After a recent spate of reports finding that National Board (NB) certified teachers do in fact contribute to greater student learning gains than non-Board certified teachers, critics of the program have hit back. Two Tennessee education professors, John E. Stone and George Cunningham, have put forward a sensible theory in one chapter of a forthcoming book. Their conclusion is that NB teachers don't come close to producing the learning gains produced by teachers who have been identified as highly effective by means of a value-added assessment. In other words, a good value-added assessment is more likely to accurately identify teachers who really pack a punch than the less accurate, more expensive process used to identify and certify National Board teachers.
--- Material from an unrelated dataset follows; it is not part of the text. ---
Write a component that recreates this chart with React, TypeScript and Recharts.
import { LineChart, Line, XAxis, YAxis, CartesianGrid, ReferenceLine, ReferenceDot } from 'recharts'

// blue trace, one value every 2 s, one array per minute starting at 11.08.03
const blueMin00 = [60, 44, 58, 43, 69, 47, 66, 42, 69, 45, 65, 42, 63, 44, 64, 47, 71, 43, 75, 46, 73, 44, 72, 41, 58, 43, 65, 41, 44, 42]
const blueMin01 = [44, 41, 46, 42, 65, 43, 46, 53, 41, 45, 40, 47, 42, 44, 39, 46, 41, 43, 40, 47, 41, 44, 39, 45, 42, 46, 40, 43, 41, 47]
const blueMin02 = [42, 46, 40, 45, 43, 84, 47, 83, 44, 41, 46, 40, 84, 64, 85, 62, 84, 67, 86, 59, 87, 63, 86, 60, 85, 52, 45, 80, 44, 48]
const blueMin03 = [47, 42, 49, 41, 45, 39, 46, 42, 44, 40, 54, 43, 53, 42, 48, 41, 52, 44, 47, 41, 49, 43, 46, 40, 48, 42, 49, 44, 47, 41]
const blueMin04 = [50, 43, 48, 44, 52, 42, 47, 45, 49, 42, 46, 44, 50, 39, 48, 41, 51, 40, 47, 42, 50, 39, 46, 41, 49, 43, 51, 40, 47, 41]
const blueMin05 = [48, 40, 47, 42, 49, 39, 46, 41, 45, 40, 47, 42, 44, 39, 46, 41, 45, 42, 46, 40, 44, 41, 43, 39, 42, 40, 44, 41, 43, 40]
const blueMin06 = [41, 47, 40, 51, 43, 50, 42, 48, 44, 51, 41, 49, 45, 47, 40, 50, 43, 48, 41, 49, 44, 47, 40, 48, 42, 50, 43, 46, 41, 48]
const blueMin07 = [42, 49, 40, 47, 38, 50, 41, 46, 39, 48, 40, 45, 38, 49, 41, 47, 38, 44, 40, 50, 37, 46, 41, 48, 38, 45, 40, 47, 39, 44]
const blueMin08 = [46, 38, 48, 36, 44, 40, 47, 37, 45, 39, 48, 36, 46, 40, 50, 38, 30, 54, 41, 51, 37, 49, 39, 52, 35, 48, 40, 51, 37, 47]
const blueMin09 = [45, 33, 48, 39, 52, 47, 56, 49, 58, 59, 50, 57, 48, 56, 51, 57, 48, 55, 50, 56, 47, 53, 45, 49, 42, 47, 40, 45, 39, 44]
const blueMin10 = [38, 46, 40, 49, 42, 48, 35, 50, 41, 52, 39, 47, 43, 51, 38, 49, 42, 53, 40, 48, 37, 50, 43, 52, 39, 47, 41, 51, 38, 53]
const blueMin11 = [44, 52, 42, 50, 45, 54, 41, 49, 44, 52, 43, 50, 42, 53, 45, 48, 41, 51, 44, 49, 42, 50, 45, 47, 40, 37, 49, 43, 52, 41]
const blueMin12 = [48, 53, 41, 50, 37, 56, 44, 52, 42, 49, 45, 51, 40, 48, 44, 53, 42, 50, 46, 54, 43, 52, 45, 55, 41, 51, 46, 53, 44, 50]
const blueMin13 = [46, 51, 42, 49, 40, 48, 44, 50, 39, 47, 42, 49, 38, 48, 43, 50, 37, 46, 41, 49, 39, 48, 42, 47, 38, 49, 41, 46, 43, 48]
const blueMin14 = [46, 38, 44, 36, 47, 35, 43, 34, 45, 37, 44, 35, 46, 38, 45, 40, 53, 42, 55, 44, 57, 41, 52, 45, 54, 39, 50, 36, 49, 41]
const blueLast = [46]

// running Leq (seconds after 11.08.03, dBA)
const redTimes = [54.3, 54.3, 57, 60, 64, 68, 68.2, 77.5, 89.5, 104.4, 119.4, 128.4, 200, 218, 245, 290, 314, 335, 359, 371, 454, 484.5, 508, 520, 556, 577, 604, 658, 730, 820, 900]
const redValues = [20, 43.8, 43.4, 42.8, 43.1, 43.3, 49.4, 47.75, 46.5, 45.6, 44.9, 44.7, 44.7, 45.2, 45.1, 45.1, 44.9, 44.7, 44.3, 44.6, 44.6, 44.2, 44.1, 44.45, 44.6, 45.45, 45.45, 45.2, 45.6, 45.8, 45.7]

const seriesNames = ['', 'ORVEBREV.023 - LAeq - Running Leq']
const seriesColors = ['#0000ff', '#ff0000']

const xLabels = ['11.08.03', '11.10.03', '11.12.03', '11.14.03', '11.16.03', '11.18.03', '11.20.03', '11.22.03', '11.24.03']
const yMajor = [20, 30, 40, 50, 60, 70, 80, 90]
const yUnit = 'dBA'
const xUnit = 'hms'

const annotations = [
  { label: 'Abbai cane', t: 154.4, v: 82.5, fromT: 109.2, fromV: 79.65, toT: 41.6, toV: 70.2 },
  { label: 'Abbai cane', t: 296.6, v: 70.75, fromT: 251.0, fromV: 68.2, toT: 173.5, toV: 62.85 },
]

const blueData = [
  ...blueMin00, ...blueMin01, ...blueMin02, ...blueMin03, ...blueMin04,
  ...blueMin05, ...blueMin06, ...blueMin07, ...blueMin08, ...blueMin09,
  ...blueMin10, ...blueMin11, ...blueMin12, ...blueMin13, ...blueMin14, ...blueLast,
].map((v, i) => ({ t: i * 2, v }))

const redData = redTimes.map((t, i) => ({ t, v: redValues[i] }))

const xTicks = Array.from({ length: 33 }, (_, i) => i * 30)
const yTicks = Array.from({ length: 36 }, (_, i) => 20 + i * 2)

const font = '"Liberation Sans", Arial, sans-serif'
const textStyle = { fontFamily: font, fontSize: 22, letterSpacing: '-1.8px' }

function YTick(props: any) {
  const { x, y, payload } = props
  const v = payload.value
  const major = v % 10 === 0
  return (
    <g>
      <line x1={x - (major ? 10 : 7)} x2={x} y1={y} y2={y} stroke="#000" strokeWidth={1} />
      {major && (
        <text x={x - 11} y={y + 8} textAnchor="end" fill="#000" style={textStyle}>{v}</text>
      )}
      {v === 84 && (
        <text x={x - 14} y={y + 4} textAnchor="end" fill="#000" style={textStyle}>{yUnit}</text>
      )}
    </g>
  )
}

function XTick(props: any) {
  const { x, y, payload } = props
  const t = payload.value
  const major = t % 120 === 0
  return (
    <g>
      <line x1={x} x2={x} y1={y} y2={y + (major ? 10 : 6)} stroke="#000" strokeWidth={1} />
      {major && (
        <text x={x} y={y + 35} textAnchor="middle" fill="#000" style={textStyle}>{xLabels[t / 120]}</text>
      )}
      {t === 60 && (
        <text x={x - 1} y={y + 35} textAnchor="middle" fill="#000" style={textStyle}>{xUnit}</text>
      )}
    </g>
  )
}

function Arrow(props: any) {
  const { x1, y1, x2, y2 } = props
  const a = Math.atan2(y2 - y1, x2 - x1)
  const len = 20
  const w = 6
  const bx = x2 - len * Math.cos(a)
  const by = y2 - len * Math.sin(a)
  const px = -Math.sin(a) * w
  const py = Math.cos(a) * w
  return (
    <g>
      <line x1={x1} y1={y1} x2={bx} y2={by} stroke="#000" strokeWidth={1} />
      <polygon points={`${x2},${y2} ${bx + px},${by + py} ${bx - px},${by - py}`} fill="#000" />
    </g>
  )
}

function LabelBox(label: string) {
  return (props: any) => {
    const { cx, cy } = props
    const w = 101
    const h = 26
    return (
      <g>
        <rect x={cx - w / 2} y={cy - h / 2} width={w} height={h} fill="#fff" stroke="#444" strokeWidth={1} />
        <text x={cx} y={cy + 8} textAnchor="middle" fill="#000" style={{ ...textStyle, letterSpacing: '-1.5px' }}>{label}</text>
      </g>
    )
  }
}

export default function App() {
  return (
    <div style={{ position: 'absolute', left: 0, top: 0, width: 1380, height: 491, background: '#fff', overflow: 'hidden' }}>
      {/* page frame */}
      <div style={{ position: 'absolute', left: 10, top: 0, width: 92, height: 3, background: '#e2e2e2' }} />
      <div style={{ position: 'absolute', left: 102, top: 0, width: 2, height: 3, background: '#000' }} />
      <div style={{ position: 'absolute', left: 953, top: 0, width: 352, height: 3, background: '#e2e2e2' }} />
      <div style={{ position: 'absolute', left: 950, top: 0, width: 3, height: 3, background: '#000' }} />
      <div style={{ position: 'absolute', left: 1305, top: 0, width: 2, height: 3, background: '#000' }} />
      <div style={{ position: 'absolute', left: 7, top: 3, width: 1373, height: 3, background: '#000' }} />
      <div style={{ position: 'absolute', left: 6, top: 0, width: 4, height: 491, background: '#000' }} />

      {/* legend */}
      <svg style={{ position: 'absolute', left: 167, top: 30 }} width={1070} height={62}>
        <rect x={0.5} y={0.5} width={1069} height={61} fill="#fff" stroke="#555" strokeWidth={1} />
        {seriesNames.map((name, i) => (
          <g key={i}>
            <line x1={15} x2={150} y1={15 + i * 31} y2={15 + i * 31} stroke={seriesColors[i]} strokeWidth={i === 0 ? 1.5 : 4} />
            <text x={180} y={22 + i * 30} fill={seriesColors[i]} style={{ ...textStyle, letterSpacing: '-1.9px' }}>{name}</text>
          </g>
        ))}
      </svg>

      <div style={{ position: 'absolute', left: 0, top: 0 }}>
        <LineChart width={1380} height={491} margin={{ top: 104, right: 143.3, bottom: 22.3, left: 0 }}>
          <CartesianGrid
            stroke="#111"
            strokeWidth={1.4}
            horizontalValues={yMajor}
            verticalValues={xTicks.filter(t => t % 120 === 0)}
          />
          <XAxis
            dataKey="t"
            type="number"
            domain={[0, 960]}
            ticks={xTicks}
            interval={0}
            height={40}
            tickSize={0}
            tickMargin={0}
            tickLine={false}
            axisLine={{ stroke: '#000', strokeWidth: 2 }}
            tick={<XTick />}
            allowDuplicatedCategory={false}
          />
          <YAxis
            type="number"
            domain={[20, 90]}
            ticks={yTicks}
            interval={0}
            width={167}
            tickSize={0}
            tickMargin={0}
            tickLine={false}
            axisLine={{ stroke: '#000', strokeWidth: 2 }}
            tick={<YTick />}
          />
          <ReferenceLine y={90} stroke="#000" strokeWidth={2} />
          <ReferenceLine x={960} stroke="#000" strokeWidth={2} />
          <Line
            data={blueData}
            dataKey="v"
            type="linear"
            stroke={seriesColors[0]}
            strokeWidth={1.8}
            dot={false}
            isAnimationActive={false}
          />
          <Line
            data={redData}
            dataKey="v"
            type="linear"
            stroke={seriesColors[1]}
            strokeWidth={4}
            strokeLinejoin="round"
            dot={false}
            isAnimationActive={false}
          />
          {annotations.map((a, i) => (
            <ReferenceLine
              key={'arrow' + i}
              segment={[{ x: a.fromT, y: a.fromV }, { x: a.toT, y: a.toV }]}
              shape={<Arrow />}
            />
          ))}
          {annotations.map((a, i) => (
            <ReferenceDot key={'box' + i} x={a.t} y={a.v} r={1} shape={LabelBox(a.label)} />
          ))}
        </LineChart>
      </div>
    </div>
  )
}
In their enthusiasm, Stone and Cunningham fail to point out that value-added is still no panacea. Primarily, no one has figured out a way to assess the value of a teacher in all subjects using the data that these assessments provide. Would a system resting on test score data ever fairly establish the value of an art or high school history teacher? Secondly, the accuracy of a value-added judgment about a teacher, while better than the National Board process, shouldn't be oversold; even Tennessee's much-lauded system fails to identify the best teachers from year to year with complete accuracy. More accurate than the National Board? Yes, but hardly perfect.
The long-standing debate over the National Board has now shifted from "Are these teachers in fact more effective?"--yes, apparently, though critics say not much--to more useful policy questions such as, "How much value does a Board-certified teacher add, how much should districts be willing to pay to get them, and are there more efficient ways to get great teachers?"